Task goal -> Each line from the line with "Convert this chart to matplotlib code." to the line with "reg_label_x = [7, 7, 9]", inclusive, is to be repeated exactly; no other line and no picture belongs in the copy.

Records shown ->
## start
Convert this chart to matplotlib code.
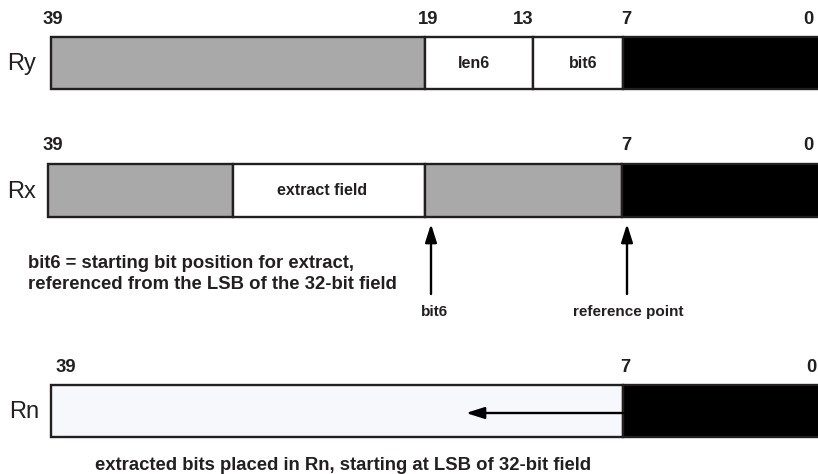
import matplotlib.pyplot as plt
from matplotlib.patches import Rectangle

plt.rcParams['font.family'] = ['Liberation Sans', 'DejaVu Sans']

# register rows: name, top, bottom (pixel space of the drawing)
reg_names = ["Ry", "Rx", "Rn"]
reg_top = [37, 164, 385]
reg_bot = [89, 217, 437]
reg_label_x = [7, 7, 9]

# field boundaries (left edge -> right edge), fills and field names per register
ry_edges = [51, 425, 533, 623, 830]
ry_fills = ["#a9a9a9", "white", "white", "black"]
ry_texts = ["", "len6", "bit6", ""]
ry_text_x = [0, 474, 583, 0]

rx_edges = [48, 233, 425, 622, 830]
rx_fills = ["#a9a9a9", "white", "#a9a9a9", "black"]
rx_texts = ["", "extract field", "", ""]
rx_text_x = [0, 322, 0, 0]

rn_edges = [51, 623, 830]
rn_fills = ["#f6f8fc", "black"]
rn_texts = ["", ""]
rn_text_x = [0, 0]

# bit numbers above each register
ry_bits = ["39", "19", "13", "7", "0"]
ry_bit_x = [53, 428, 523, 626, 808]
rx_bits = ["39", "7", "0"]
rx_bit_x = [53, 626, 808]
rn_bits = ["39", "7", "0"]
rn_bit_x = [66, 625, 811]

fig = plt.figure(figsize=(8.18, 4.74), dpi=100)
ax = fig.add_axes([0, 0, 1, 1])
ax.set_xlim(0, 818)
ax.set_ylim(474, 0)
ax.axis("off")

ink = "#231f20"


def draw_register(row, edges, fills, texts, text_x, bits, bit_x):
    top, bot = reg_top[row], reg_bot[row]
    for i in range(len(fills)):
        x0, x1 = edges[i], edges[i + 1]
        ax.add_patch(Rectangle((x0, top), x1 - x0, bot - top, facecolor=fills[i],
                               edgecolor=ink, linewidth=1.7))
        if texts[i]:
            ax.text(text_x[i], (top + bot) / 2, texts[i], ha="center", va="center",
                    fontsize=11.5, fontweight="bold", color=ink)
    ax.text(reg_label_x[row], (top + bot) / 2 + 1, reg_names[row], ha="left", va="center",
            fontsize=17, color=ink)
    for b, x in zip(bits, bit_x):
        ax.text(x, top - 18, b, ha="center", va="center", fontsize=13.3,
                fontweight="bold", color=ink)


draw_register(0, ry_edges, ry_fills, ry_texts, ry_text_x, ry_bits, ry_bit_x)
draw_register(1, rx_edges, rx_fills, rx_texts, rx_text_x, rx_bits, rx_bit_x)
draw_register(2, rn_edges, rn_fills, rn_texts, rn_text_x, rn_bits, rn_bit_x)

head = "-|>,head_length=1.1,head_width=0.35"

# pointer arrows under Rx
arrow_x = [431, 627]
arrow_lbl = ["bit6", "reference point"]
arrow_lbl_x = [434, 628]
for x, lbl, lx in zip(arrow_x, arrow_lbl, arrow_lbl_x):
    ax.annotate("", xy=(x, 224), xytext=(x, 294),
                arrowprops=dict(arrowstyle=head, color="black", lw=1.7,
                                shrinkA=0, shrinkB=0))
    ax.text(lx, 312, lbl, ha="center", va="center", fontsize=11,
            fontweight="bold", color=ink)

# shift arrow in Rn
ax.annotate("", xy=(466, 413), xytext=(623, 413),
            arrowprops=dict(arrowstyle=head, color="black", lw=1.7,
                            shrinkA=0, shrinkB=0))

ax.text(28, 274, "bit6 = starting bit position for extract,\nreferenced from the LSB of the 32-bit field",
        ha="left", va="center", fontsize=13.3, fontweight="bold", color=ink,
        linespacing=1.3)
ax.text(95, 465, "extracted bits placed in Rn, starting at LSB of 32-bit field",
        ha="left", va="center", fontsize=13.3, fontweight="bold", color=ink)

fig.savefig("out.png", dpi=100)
## end
## start
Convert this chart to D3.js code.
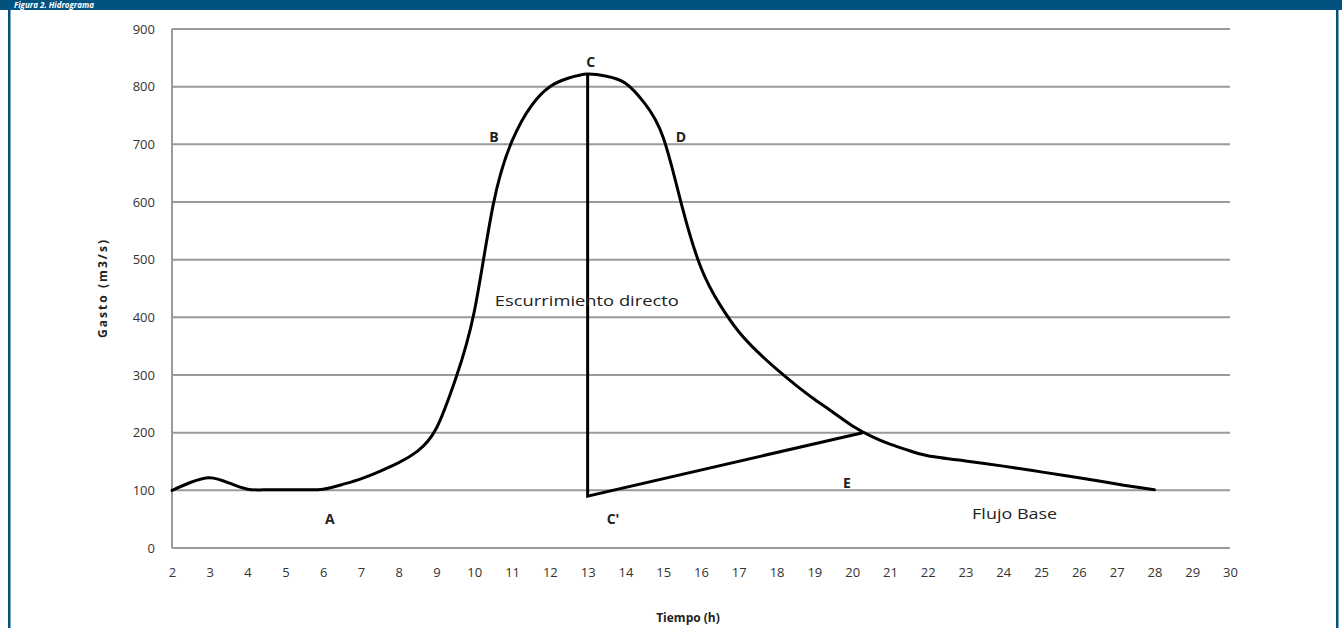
## end
Expected answer ->
Convert this chart to matplotlib code.
import matplotlib.pyplot as plt
from matplotlib.patches import Rectangle

plt.rcParams['font.family'] = ['Liberation Sans', 'DejaVu Sans']

# register rows: name, top, bottom (pixel space of the drawing)
reg_names = ["Ry", "Rx", "Rn"]
reg_top = [37, 164, 385]
reg_bot = [89, 217, 437]
reg_label_x = [7, 7, 9]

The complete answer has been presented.